** INFORMATION SHOWN **
- - -

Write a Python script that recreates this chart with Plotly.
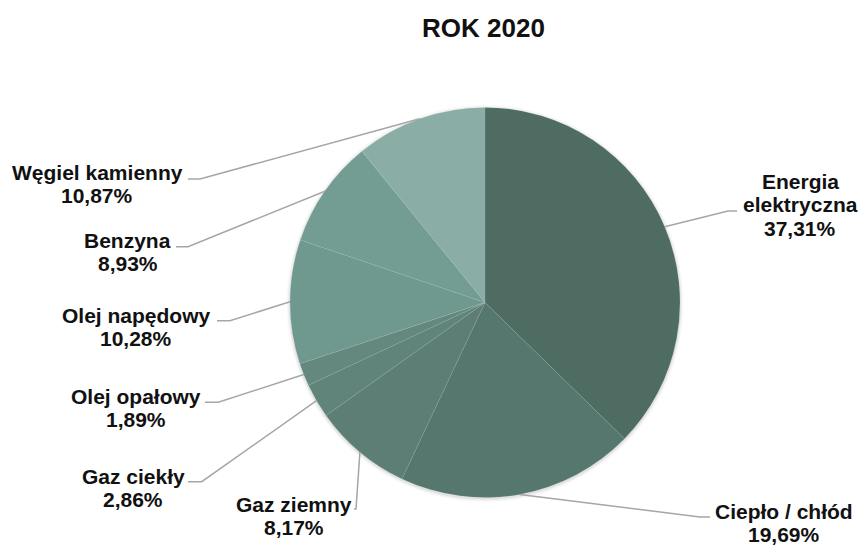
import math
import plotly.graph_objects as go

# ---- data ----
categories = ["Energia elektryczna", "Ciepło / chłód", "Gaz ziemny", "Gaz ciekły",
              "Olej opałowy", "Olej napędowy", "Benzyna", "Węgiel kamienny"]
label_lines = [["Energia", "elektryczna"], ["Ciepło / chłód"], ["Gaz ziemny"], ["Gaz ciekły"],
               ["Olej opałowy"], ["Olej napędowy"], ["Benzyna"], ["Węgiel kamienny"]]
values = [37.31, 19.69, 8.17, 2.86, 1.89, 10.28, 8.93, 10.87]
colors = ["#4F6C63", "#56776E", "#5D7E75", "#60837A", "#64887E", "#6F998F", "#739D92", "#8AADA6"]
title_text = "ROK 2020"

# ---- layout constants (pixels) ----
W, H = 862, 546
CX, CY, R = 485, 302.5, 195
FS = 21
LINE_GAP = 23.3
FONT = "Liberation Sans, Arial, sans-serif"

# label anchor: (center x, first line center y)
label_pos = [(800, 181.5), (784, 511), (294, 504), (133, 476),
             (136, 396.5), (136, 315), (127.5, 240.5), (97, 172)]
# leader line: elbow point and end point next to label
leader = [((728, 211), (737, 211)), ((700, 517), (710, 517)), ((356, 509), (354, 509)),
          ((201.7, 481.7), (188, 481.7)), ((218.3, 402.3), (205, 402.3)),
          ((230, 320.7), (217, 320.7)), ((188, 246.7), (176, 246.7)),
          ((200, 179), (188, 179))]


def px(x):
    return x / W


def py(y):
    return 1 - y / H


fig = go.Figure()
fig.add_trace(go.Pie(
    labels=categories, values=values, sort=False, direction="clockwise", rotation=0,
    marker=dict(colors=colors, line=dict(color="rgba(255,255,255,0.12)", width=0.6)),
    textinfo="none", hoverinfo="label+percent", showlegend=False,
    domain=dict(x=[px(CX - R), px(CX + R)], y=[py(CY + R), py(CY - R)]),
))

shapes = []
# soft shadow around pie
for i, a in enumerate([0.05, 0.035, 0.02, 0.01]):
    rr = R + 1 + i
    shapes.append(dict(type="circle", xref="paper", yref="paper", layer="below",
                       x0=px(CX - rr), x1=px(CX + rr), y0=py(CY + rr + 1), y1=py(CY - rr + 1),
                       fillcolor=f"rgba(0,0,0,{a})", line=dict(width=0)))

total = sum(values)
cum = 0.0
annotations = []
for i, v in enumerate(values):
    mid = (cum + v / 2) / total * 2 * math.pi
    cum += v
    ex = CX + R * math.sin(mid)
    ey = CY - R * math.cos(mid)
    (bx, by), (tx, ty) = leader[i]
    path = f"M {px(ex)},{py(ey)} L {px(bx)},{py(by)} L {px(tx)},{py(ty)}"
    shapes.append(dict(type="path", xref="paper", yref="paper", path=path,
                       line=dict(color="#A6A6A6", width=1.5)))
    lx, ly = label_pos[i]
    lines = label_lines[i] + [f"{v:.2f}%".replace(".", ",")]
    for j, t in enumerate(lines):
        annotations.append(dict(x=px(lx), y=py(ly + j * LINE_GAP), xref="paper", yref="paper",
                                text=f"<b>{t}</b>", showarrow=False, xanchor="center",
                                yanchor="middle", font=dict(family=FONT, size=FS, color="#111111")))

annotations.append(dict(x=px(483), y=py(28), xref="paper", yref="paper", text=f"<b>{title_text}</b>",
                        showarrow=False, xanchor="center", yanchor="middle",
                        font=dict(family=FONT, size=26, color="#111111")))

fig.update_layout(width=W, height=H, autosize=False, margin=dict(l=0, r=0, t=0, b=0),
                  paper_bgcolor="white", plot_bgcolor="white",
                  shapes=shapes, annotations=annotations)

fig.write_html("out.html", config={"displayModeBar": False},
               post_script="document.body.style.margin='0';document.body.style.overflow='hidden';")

- - -

** PROBLEM DETAILS **
Reproduce the material above in full and without alteration, but skip all pictures.

** THE SOLUTION **
Write a Python script that recreates this chart with Plotly.
import math
import plotly.graph_objects as go

# ---- data ----
categories = ["Energia elektryczna", "Ciepło / chłód", "Gaz ziemny", "Gaz ciekły",
              "Olej opałowy", "Olej napędowy", "Benzyna", "Węgiel kamienny"]
label_lines = [["Energia", "elektryczna"], ["Ciepło / chłód"], ["Gaz ziemny"], ["Gaz ciekły"],
               ["Olej opałowy"], ["Olej napędowy"], ["Benzyna"], ["Węgiel kamienny"]]
values = [37.31, 19.69, 8.17, 2.86, 1.89, 10.28, 8.93, 10.87]
colors = ["#4F6C63", "#56776E", "#5D7E75", "#60837A", "#64887E", "#6F998F", "#739D92", "#8AADA6"]
title_text = "ROK 2020"

# ---- layout constants (pixels) ----
W, H = 862, 546
CX, CY, R = 485, 302.5, 195
FS = 21
LINE_GAP = 23.3
FONT = "Liberation Sans, Arial, sans-serif"

# label anchor: (center x, first line center y)
label_pos = [(800, 181.5), (784, 511), (294, 504), (133, 476),
             (136, 396.5), (136, 315), (127.5, 240.5), (97, 172)]
# leader line: elbow point and end point next to label
leader = [((728, 211), (737, 211)), ((700, 517), (710, 517)), ((356, 509), (354, 509)),
          ((201.7, 481.7), (188, 481.7)), ((218.3, 402.3), (205, 402.3)),
          ((230, 320.7), (217, 320.7)), ((188, 246.7), (176, 246.7)),
          ((200, 179), (188, 179))]


def px(x):
    return x / W


def py(y):
    return 1 - y / H


fig = go.Figure()
fig.add_trace(go.Pie(
    labels=categories, values=values, sort=False, direction="clockwise", rotation=0,
    marker=dict(colors=colors, line=dict(color="rgba(255,255,255,0.12)", width=0.6)),
    textinfo="none", hoverinfo="label+percent", showlegend=False,
    domain=dict(x=[px(CX - R), px(CX + R)], y=[py(CY + R), py(CY - R)]),
))

shapes = []
# soft shadow around pie
for i, a in enumerate([0.05, 0.035, 0.02, 0.01]):
    rr = R + 1 + i
    shapes.append(dict(type="circle", xref="paper", yref="paper", layer="below",
                       x0=px(CX - rr), x1=px(CX + rr), y0=py(CY + rr + 1), y1=py(CY - rr + 1),
                       fillcolor=f"rgba(0,0,0,{a})", line=dict(width=0)))

total = sum(values)
cum = 0.0
annotations = []
for i, v in enumerate(values):
    mid = (cum + v / 2) / total * 2 * math.pi
    cum += v
    ex = CX + R * math.sin(mid)
    ey = CY - R * math.cos(mid)
    (bx, by), (tx, ty) = leader[i]
    path = f"M {px(ex)},{py(ey)} L {px(bx)},{py(by)} L {px(tx)},{py(ty)}"
    shapes.append(dict(type="path", xref="paper", yref="paper", path=path,
                       line=dict(color="#A6A6A6", width=1.5)))
    lx, ly = label_pos[i]
    lines = label_lines[i] + [f"{v:.2f}%".replace(".", ",")]
    for j, t in enumerate(lines):
        annotations.append(dict(x=px(lx), y=py(ly + j * LINE_GAP), xref="paper", yref="paper",
                                text=f"<b>{t}</b>", showarrow=False, xanchor="center",
                                yanchor="middle", font=dict(family=FONT, size=FS, color="#111111")))

annotations.append(dict(x=px(483), y=py(28), xref="paper", yref="paper", text=f"<b>{title_text}</b>",
                        showarrow=False, xanchor="center", yanchor="middle",
                        font=dict(family=FONT, size=26, color="#111111")))

fig.update_layout(width=W, height=H, autosize=False, margin=dict(l=0, r=0, t=0, b=0),
                  paper_bgcolor="white", plot_bgcolor="white",
                  shapes=shapes, annotations=annotations)

fig.write_html("out.html", config={"displayModeBar": False},
               post_script="document.body.style.margin='0';document.body.style.overflow='hidden';")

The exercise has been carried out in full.